[start]

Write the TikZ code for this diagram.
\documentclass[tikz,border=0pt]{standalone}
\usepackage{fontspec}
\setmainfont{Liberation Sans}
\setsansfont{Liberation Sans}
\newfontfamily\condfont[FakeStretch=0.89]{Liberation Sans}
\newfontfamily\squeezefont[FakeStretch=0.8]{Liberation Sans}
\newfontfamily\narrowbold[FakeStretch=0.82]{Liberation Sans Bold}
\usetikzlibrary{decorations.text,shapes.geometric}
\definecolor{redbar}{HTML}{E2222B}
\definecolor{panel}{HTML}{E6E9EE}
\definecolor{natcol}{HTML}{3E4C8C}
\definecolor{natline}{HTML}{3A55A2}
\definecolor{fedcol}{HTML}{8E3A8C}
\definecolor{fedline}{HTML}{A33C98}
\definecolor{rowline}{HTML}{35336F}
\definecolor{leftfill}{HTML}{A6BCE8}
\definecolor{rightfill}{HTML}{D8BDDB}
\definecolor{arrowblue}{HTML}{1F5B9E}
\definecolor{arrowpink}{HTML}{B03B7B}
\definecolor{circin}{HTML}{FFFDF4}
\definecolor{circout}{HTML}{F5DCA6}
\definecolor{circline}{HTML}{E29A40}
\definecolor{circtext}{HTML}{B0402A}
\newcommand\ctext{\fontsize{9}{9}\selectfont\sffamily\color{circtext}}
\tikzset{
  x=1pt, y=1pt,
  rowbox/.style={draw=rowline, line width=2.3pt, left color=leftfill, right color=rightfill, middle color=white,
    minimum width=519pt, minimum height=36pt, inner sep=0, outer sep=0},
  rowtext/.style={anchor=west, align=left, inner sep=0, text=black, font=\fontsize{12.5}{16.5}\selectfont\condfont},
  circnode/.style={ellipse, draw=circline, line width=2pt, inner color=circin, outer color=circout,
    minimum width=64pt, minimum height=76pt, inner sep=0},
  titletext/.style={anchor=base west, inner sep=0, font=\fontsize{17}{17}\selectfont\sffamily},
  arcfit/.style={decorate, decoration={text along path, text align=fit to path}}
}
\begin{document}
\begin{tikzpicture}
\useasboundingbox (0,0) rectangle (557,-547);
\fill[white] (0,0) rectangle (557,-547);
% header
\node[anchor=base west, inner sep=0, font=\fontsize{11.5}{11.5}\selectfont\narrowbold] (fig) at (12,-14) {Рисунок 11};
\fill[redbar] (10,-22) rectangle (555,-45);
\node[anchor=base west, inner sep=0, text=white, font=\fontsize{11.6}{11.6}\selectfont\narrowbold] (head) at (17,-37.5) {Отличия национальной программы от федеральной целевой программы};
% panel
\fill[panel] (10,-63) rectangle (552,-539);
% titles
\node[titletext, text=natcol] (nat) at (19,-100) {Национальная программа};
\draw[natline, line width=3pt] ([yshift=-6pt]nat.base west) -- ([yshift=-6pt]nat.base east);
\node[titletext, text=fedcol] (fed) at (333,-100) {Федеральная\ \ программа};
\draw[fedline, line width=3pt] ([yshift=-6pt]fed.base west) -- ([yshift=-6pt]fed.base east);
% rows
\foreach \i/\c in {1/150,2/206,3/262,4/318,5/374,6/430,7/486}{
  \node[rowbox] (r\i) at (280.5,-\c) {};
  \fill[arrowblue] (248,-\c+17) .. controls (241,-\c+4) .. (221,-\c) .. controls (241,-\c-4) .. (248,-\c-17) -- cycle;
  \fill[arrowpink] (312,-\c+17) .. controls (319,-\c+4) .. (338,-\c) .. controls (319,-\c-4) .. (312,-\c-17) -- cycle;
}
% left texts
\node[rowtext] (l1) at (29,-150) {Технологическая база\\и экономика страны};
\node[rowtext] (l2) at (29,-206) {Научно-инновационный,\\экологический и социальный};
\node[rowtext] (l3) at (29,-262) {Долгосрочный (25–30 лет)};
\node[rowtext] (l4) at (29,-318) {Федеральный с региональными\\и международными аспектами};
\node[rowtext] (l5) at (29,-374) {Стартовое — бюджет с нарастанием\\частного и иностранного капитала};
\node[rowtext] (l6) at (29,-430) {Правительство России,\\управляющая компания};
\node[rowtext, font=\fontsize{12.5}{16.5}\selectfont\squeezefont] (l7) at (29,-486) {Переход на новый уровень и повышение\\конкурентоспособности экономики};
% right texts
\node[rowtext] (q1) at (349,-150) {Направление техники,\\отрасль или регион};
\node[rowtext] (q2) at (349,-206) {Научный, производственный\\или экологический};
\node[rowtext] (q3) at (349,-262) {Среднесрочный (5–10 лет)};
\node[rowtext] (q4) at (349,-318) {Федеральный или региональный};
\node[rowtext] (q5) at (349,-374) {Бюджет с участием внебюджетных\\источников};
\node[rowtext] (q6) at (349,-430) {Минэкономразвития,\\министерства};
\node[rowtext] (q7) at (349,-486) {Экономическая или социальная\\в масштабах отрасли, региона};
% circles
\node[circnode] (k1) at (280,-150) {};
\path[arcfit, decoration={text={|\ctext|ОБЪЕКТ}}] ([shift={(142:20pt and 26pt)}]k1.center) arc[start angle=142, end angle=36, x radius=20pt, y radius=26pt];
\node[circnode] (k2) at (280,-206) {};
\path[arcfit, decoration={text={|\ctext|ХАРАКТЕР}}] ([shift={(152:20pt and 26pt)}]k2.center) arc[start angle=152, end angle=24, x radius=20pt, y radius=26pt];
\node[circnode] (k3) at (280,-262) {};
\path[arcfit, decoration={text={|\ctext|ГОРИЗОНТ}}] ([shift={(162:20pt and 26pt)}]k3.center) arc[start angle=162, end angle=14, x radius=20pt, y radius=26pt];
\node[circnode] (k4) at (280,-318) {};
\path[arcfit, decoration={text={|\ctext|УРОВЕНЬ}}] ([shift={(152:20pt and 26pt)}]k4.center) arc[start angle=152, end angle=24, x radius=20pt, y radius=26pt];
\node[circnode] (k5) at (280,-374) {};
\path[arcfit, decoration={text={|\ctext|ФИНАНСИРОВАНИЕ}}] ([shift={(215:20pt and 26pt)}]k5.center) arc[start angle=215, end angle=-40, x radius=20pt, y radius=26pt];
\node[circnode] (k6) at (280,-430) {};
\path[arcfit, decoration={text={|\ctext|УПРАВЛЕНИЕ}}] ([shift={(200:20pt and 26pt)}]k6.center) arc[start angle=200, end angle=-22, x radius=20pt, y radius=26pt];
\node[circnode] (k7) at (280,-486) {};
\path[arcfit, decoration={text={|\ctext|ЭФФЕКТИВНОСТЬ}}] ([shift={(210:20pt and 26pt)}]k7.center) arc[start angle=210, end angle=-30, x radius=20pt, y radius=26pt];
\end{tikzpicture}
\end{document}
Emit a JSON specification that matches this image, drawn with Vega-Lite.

[end]

** WHAT IS REQUIRED **
Output every entry shown above, exactly.

** COMPLETED TASK **
Write the TikZ code for this diagram.
\documentclass[tikz,border=0pt]{standalone}
\usepackage{fontspec}
\setmainfont{Liberation Sans}
\setsansfont{Liberation Sans}
\newfontfamily\condfont[FakeStretch=0.89]{Liberation Sans}
\newfontfamily\squeezefont[FakeStretch=0.8]{Liberation Sans}
\newfontfamily\narrowbold[FakeStretch=0.82]{Liberation Sans Bold}
\usetikzlibrary{decorations.text,shapes.geometric}
\definecolor{redbar}{HTML}{E2222B}
\definecolor{panel}{HTML}{E6E9EE}
\definecolor{natcol}{HTML}{3E4C8C}
\definecolor{natline}{HTML}{3A55A2}
\definecolor{fedcol}{HTML}{8E3A8C}
\definecolor{fedline}{HTML}{A33C98}
\definecolor{rowline}{HTML}{35336F}
\definecolor{leftfill}{HTML}{A6BCE8}
\definecolor{rightfill}{HTML}{D8BDDB}
\definecolor{arrowblue}{HTML}{1F5B9E}
\definecolor{arrowpink}{HTML}{B03B7B}
\definecolor{circin}{HTML}{FFFDF4}
\definecolor{circout}{HTML}{F5DCA6}
\definecolor{circline}{HTML}{E29A40}
\definecolor{circtext}{HTML}{B0402A}
\newcommand\ctext{\fontsize{9}{9}\selectfont\sffamily\color{circtext}}
\tikzset{
  x=1pt, y=1pt,
  rowbox/.style={draw=rowline, line width=2.3pt, left color=leftfill, right color=rightfill, middle color=white,
    minimum width=519pt, minimum height=36pt, inner sep=0, outer sep=0},
  rowtext/.style={anchor=west, align=left, inner sep=0, text=black, font=\fontsize{12.5}{16.5}\selectfont\condfont},
  circnode/.style={ellipse, draw=circline, line width=2pt, inner color=circin, outer color=circout,
    minimum width=64pt, minimum height=76pt, inner sep=0},
  titletext/.style={anchor=base west, inner sep=0, font=\fontsize{17}{17}\selectfont\sffamily},
  arcfit/.style={decorate, decoration={text along path, text align=fit to path}}
}
\begin{document}
\begin{tikzpicture}
\useasboundingbox (0,0) rectangle (557,-547);
\fill[white] (0,0) rectangle (557,-547);
% header
\node[anchor=base west, inner sep=0, font=\fontsize{11.5}{11.5}\selectfont\narrowbold] (fig) at (12,-14) {Рисунок 11};
\fill[redbar] (10,-22) rectangle (555,-45);
\node[anchor=base west, inner sep=0, text=white, font=\fontsize{11.6}{11.6}\selectfont\narrowbold] (head) at (17,-37.5) {Отличия национальной программы от федеральной целевой программы};
% panel
\fill[panel] (10,-63) rectangle (552,-539);
% titles
\node[titletext, text=natcol] (nat) at (19,-100) {Национальная программа};
\draw[natline, line width=3pt] ([yshift=-6pt]nat.base west) -- ([yshift=-6pt]nat.base east);
\node[titletext, text=fedcol] (fed) at (333,-100) {Федеральная\ \ программа};
\draw[fedline, line width=3pt] ([yshift=-6pt]fed.base west) -- ([yshift=-6pt]fed.base east);
% rows
\foreach \i/\c in {1/150,2/206,3/262,4/318,5/374,6/430,7/486}{
  \node[rowbox] (r\i) at (280.5,-\c) {};
  \fill[arrowblue] (248,-\c+17) .. controls (241,-\c+4) .. (221,-\c) .. controls (241,-\c-4) .. (248,-\c-17) -- cycle;
  \fill[arrowpink] (312,-\c+17) .. controls (319,-\c+4) .. (338,-\c) .. controls (319,-\c-4) .. (312,-\c-17) -- cycle;
}
% left texts
\node[rowtext] (l1) at (29,-150) {Технологическая база\\и экономика страны};
\node[rowtext] (l2) at (29,-206) {Научно-инновационный,\\экологический и социальный};
\node[rowtext] (l3) at (29,-262) {Долгосрочный (25–30 лет)};
\node[rowtext] (l4) at (29,-318) {Федеральный с региональными\\и международными аспектами};
\node[rowtext] (l5) at (29,-374) {Стартовое — бюджет с нарастанием\\частного и иностранного капитала};
\node[rowtext] (l6) at (29,-430) {Правительство России,\\управляющая компания};
\node[rowtext, font=\fontsize{12.5}{16.5}\selectfont\squeezefont] (l7) at (29,-486) {Переход на новый уровень и повышение\\конкурентоспособности экономики};
% right texts
\node[rowtext] (q1) at (349,-150) {Направление техники,\\отрасль или регион};
\node[rowtext] (q2) at (349,-206) {Научный, производственный\\или экологический};
\node[rowtext] (q3) at (349,-262) {Среднесрочный (5–10 лет)};
\node[rowtext] (q4) at (349,-318) {Федеральный или региональный};
\node[rowtext] (q5) at (349,-374) {Бюджет с участием внебюджетных\\источников};
\node[rowtext] (q6) at (349,-430) {Минэкономразвития,\\министерства};
\node[rowtext] (q7) at (349,-486) {Экономическая или социальная\\в масштабах отрасли, региона};
% circles
\node[circnode] (k1) at (280,-150) {};
\path[arcfit, decoration={text={|\ctext|ОБЪЕКТ}}] ([shift={(142:20pt and 26pt)}]k1.center) arc[start angle=142, end angle=36, x radius=20pt, y radius=26pt];
\node[circnode] (k2) at (280,-206) {};
\path[arcfit, decoration={text={|\ctext|ХАРАКТЕР}}] ([shift={(152:20pt and 26pt)}]k2.center) arc[start angle=152, end angle=24, x radius=20pt, y radius=26pt];
\node[circnode] (k3) at (280,-262) {};
\path[arcfit, decoration={text={|\ctext|ГОРИЗОНТ}}] ([shift={(162:20pt and 26pt)}]k3.center) arc[start angle=162, end angle=14, x radius=20pt, y radius=26pt];
\node[circnode] (k4) at (280,-318) {};
\path[arcfit, decoration={text={|\ctext|УРОВЕНЬ}}] ([shift={(152:20pt and 26pt)}]k4.center) arc[start angle=152, end angle=24, x radius=20pt, y radius=26pt];
\node[circnode] (k5) at (280,-374) {};
\path[arcfit, decoration={text={|\ctext|ФИНАНСИРОВАНИЕ}}] ([shift={(215:20pt and 26pt)}]k5.center) arc[start angle=215, end angle=-40, x radius=20pt, y radius=26pt];
\node[circnode] (k6) at (280,-430) {};
\path[arcfit, decoration={text={|\ctext|УПРАВЛЕНИЕ}}] ([shift={(200:20pt and 26pt)}]k6.center) arc[start angle=200, end angle=-22, x radius=20pt, y radius=26pt];
\node[circnode] (k7) at (280,-486) {};
\path[arcfit, decoration={text={|\ctext|ЭФФЕКТИВНОСТЬ}}] ([shift={(210:20pt and 26pt)}]k7.center) arc[start angle=210, end angle=-30, x radius=20pt, y radius=26pt];
\end{tikzpicture}
\end{document}
Emit a JSON specification that matches this image, drawn with Vega-Lite.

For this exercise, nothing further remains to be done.